**Work to do:** Repeat each line exactly, leaving nothing out.

**Supplied material:**
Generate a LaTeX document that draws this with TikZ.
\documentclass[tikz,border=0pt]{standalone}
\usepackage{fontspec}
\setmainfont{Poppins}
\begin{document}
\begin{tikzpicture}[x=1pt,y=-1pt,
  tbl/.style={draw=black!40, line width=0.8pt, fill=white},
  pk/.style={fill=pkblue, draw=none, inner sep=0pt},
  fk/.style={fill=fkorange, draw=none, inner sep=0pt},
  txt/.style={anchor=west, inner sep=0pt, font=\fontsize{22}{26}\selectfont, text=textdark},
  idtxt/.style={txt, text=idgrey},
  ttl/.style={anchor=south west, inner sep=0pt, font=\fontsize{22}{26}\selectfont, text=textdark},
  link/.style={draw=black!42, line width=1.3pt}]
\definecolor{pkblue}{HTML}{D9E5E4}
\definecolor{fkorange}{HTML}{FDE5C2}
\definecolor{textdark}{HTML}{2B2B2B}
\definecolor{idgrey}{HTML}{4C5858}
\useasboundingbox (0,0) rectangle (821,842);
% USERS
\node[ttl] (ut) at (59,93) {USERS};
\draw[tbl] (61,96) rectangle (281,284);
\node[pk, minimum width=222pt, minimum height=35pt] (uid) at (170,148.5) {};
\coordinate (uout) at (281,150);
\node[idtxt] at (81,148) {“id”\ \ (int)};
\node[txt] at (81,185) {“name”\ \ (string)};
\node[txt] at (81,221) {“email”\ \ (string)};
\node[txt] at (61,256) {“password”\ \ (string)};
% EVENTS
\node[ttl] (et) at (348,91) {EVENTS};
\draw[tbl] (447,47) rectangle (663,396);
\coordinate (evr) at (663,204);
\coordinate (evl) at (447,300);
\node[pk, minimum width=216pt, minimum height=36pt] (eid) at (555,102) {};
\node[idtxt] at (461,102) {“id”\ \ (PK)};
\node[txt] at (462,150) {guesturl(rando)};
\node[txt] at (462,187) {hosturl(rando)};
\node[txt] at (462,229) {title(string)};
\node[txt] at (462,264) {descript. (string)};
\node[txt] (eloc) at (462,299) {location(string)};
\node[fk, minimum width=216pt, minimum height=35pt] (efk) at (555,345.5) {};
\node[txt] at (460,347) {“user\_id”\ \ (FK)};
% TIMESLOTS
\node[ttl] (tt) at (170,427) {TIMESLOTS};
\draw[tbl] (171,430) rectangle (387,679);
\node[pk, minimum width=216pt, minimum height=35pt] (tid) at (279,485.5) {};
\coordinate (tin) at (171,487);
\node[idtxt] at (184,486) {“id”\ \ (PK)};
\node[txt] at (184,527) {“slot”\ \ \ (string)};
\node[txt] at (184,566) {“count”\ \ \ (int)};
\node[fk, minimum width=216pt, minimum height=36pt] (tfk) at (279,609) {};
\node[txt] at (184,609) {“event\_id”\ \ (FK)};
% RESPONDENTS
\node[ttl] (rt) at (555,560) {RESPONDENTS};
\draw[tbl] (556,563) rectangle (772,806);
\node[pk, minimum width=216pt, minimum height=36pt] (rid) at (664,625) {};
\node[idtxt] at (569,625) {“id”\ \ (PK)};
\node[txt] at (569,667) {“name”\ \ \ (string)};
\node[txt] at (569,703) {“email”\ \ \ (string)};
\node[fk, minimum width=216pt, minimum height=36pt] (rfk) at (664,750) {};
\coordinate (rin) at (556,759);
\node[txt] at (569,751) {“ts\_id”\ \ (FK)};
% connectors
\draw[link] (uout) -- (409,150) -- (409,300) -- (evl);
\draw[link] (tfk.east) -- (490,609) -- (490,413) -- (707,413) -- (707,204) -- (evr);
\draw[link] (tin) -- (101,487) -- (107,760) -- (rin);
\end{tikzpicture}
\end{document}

**Solved exercise:**
Generate a LaTeX document that draws this with TikZ.
\documentclass[tikz,border=0pt]{standalone}
\usepackage{fontspec}
\setmainfont{Poppins}
\begin{document}
\begin{tikzpicture}[x=1pt,y=-1pt,
  tbl/.style={draw=black!40, line width=0.8pt, fill=white},
  pk/.style={fill=pkblue, draw=none, inner sep=0pt},
  fk/.style={fill=fkorange, draw=none, inner sep=0pt},
  txt/.style={anchor=west, inner sep=0pt, font=\fontsize{22}{26}\selectfont, text=textdark},
  idtxt/.style={txt, text=idgrey},
  ttl/.style={anchor=south west, inner sep=0pt, font=\fontsize{22}{26}\selectfont, text=textdark},
  link/.style={draw=black!42, line width=1.3pt}]
\definecolor{pkblue}{HTML}{D9E5E4}
\definecolor{fkorange}{HTML}{FDE5C2}
\definecolor{textdark}{HTML}{2B2B2B}
\definecolor{idgrey}{HTML}{4C5858}
\useasboundingbox (0,0) rectangle (821,842);
% USERS
\node[ttl] (ut) at (59,93) {USERS};
\draw[tbl] (61,96) rectangle (281,284);
\node[pk, minimum width=222pt, minimum height=35pt] (uid) at (170,148.5) {};
\coordinate (uout) at (281,150);
\node[idtxt] at (81,148) {“id”\ \ (int)};
\node[txt] at (81,185) {“name”\ \ (string)};
\node[txt] at (81,221) {“email”\ \ (string)};
\node[txt] at (61,256) {“password”\ \ (string)};
% EVENTS
\node[ttl] (et) at (348,91) {EVENTS};
\draw[tbl] (447,47) rectangle (663,396);
\coordinate (evr) at (663,204);
\coordinate (evl) at (447,300);
\node[pk, minimum width=216pt, minimum height=36pt] (eid) at (555,102) {};
\node[idtxt] at (461,102) {“id”\ \ (PK)};
\node[txt] at (462,150) {guesturl(rando)};
\node[txt] at (462,187) {hosturl(rando)};
\node[txt] at (462,229) {title(string)};
\node[txt] at (462,264) {descript. (string)};
\node[txt] (eloc) at (462,299) {location(string)};
\node[fk, minimum width=216pt, minimum height=35pt] (efk) at (555,345.5) {};
\node[txt] at (460,347) {“user\_id”\ \ (FK)};
% TIMESLOTS
\node[ttl] (tt) at (170,427) {TIMESLOTS};
\draw[tbl] (171,430) rectangle (387,679);
\node[pk, minimum width=216pt, minimum height=35pt] (tid) at (279,485.5) {};
\coordinate (tin) at (171,487);
\node[idtxt] at (184,486) {“id”\ \ (PK)};
\node[txt] at (184,527) {“slot”\ \ \ (string)};
\node[txt] at (184,566) {“count”\ \ \ (int)};
\node[fk, minimum width=216pt, minimum height=36pt] (tfk) at (279,609) {};
\node[txt] at (184,609) {“event\_id”\ \ (FK)};
% RESPONDENTS
\node[ttl] (rt) at (555,560) {RESPONDENTS};
\draw[tbl] (556,563) rectangle (772,806);
\node[pk, minimum width=216pt, minimum height=36pt] (rid) at (664,625) {};
\node[idtxt] at (569,625) {“id”\ \ (PK)};
\node[txt] at (569,667) {“name”\ \ \ (string)};
\node[txt] at (569,703) {“email”\ \ \ (string)};
\node[fk, minimum width=216pt, minimum height=36pt] (rfk) at (664,750) {};
\coordinate (rin) at (556,759);
\node[txt] at (569,751) {“ts\_id”\ \ (FK)};
% connectors
\draw[link] (uout) -- (409,150) -- (409,300) -- (evl);
\draw[link] (tfk.east) -- (490,609) -- (490,413) -- (707,413) -- (707,204) -- (evr);
\draw[link] (tin) -- (101,487) -- (107,760) -- (rin);
\end{tikzpicture}
\end{document}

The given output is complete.